There are both philosophical and ideological differences.
On the former, should the money be found through a user tax, like the gas tax or a tax on the number of miles driven? Can long-term funding be found by bringing home billions in taxable income that corporations have stashed off shore? Should there be a turn away from a transportation-only funding source like the gas tax toward using income taxes and other taxes to pay for transportation?
In the gray area between philosophical and ideological there hang a couple of issues. Should money to pay for transit systems come from revenue collected mostly from drivers who pay a gas tax?
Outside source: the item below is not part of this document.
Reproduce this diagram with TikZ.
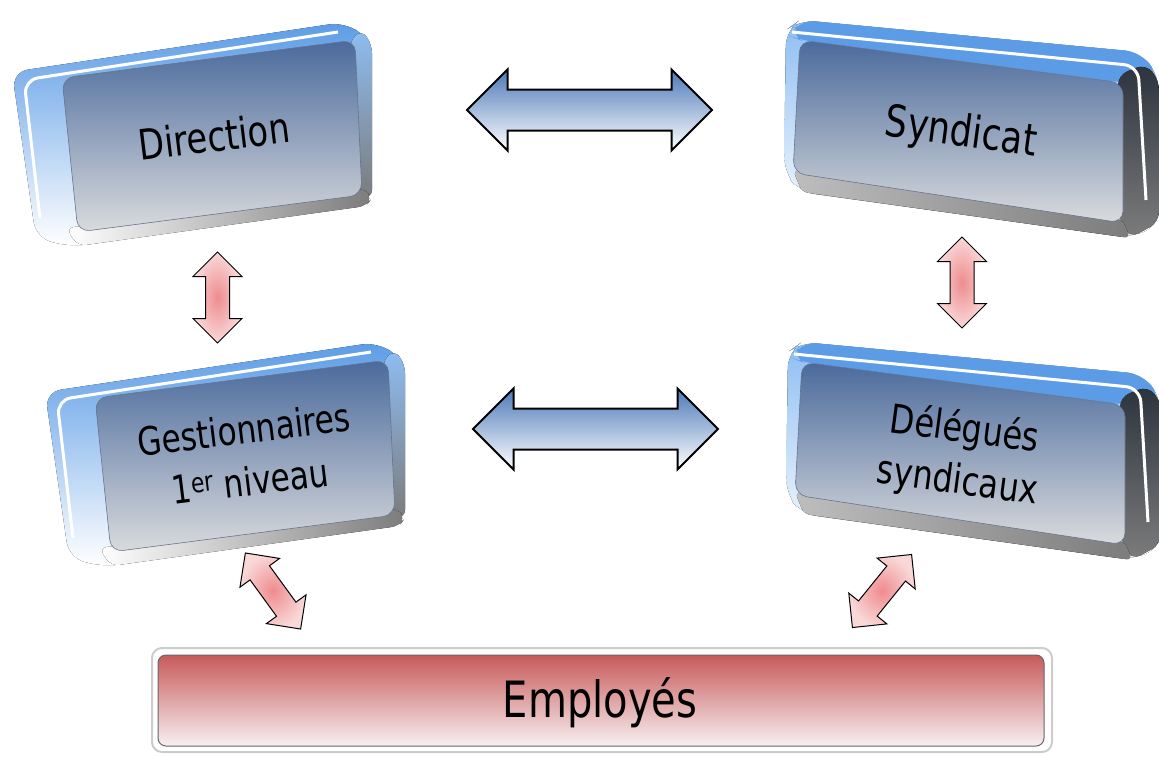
\documentclass[tikz,border=0pt]{standalone}
\usepackage{fontspec}
\setmainfont{DejaVu Sans}
\newfontfamily\boxfont[FakeStretch=0.8]{DejaVu Sans}
\usepackage{tikz}
\usetikzlibrary{shapes, arrows, positioning}
\usepackage{xcolor}
\definecolor{cFaceTop}{HTML}{4A6A9C}
\definecolor{cFaceMid}{HTML}{A6B3C7}
\definecolor{cFaceBot}{HTML}{DADBDD}
\definecolor{cRim}{HTML}{5C9CE6}
\definecolor{cRimLight}{HTML}{8DBDF2}
\definecolor{cSideDark}{HTML}{2C333D}
\definecolor{cSideGray}{HTML}{7C7C7C}
\definecolor{cBarTop}{HTML}{C85A5A}
\definecolor{cBarMid}{HTML}{D9A2A4}
\definecolor{cBarBot}{HTML}{F7F0F2}
\definecolor{cBlueArrow}{HTML}{4D79B9}
\definecolor{cPinkIn}{HTML}{EE8C8E}
\definecolor{cPinkOut}{HTML}{F9D8D8}
\tikzset{
  boxtext/.style = {
    font=\boxfont\fontsize{42}{52}\selectfont,
    align=center,
    text=black,
    inner sep=0pt
  },
  frontface/.style = {
    rounded corners=12pt,
    top color=cFaceTop,
    middle color=cFaceMid,
    bottom color=cFaceBot,
    draw=cFaceTop!50!gray,
    line width=0.6pt
  },
  rimline/.style = {
    draw=white,
    line width=3pt,
    rounded corners=14pt
  },
  bluearrow/.style = {
    double arrow,
    draw=black,
    line width=2pt,
    top color=cBlueArrow,
    bottom color=white,
    minimum height=245pt,
    inner xsep=0pt,
    inner ysep=19.5pt,
    double arrow head extend=20pt
  },
  pinkarrow/.style = {
    double arrow,
    draw=black,
    line width=1pt,
    inner color=cPinkIn,
    outer color=cPinkOut,
    minimum height=91pt,
    inner xsep=0pt,
    inner ysep=11.5pt,
    double arrow head extend=12.5pt
  },
}

% slab seen from the left (thickness on the left and below)
\newcommand{\slabLeft}{%
  \fill [rounded corners=16pt, top color=cRim, bottom color=white]
    (12,72) -- (345,22) -- (370,40) -- (372,198) -- (72,247) -- (36,238) -- cycle;
  \fill [rounded corners=8pt, top color=cRimLight, bottom color=cSideGray]
    (350,40) -- (362,30) -- (372,45) -- (372,198) -- (360,196) -- cycle;
  \fill [rounded corners=8pt, left color=white, right color=cSideGray]
    (66,228) -- (364,188) -- (372,198) -- (366,206) -- (78,246) -- cycle;
  \draw [rimline] (40,218) -- (24,80) -- (338,32);
  \draw [frontface] (62,78) -- (355,40) -- (362,195) -- (78,232) -- cycle;
}
% slab seen from the right (thickness on the right and below)
\newcommand{\slabRight}{%
  \fill [rounded corners=16pt, top color=cRimLight, bottom color=white]
    (786,30) -- (800,20) -- (1140,52) -- (1159,76) -- (1159,225) -- (1130,238) -- (800,192) -- (784,172) -- cycle;
  \fill [rounded corners=14pt, cRim]
    (790,36) -- (800,20) -- (1140,52) -- (1159,76) -- (1123,83) -- (800,40) -- cycle;
  \fill [rounded corners=10pt, top color=cSideDark, bottom color=cSideGray]
    (1118,75) -- (1146,64) -- (1159,80) -- (1159,222) -- (1130,238) -- (1120,224) -- cycle;
  \fill [rounded corners=6pt, left color=cSideGray!50, right color=cSideGray]
    (793,170) -- (1123,220) -- (1130,238) -- (802,192) -- cycle;
  \draw [rimline] (792,32) -- (1138,66) -- (1146,200);
  \draw [frontface] (800,40) -- (1123,83) -- (1123,223) -- (793,173) -- cycle;
}

\begin{document}
\begin{tikzpicture}[x=1pt, y=-1pt]
    \useasboundingbox (0,0) rectangle (1159,756);
    % boxes
    \slabLeft
    \begin{scope}[shift={(33,320)}]
      \slabLeft
    \end{scope}
    \slabRight
    \begin{scope}[shift={(2,322)}]
      \slabRight
    \end{scope}
    \node [rotate=7, boxtext] (box-dir) at (214,136) {Direction};
    \node [rotate=-7.6, boxtext, font=\boxfont\fontsize{44}{52}\selectfont] (box-syn) at (961,134) {Syndicat};
    \node [rotate=7, boxtext, font=\boxfont\fontsize{39}{52}\selectfont] (box-ges) at (247,455) {Gestionnaires\\1\textsuperscript{er} niveau};
    \node [rotate=-7.6, boxtext, font=\boxfont\fontsize{40}{52}\selectfont] (box-del) at (961,456) {Délégués\\syndicaux};
    % employees bar
    \draw [rounded corners=10pt, fill=white, draw=black!20, line width=2pt] (152,648) rectangle (1052,752);
    \draw [rounded corners=8pt, top color=cBarTop, middle color=cBarMid, bottom color=cBarBot, draw=black!60, line width=1pt]
      (158,655) rectangle (1044,746);
    \node [boxtext, font=\boxfont\fontsize{50}{60}\selectfont] (box-emp) at (600,703) {Employés};
    % arrows
    \node [bluearrow] (arr-top) at (589.5,110) {};
    \node [bluearrow] (arr-mid) at (595.5,429) {};
    \node [pinkarrow, rotate=90] (arr-left) at (217.5,297.5) {};
    \node [pinkarrow, rotate=90] (arr-right) at (962,282.5) {};
    \node [pinkarrow, rotate=-54, minimum height=94pt] (arr-dl) at (273,591) {};
    \node [pinkarrow, rotate=51, minimum height=94pt] (arr-dr) at (882,591) {};
  \end{tikzpicture}
\end{document}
Should those same user-fee dollars be spent on bike and pedestrian needs, or what detractors like to call “landscaping” for roadways?
On the ideological side the path to finding a funding solution gets more thorny.
A key reason that the House opted not to raise the gas tax — despite outspoken support for an increase from the U.S. Chamber of Commerce, the American Automobile Association, labor unions and truckers — was the pledge that some members have made to never raise taxes on anything.
Another belief deeply held by some members, particularly among Tea Party Republicans, is that the federal government should be less involved in transportation.
Leaving all or most of it to states, these smaller-government advocates argue, would let states set their own priorities, allow them to decide whether to fund non-roadway items like transit and pedestrian projects, eliminate federal regulations which they believe cause costs to increase, and let states collect and spend their own money on their own projects.
The bill that moved from the conference committee Tuesday includes provisions intended to promote development of alternatives to the 18.4-cent gas tax which no longer provides sufficient cash to pay for transportation.
Boxer, who credited close collaboration with Senate Environment and Public Works Committee Chairman Jim Inhofe (R-Okla.) for getting the job done, said the process was so bruising that it provided motivation to find a more permanent funding solution.
“This was a painful process,” Boxer said. “The transportation bill is a huge priority for both parties. Therefore I do think that we’re going to figure this out.”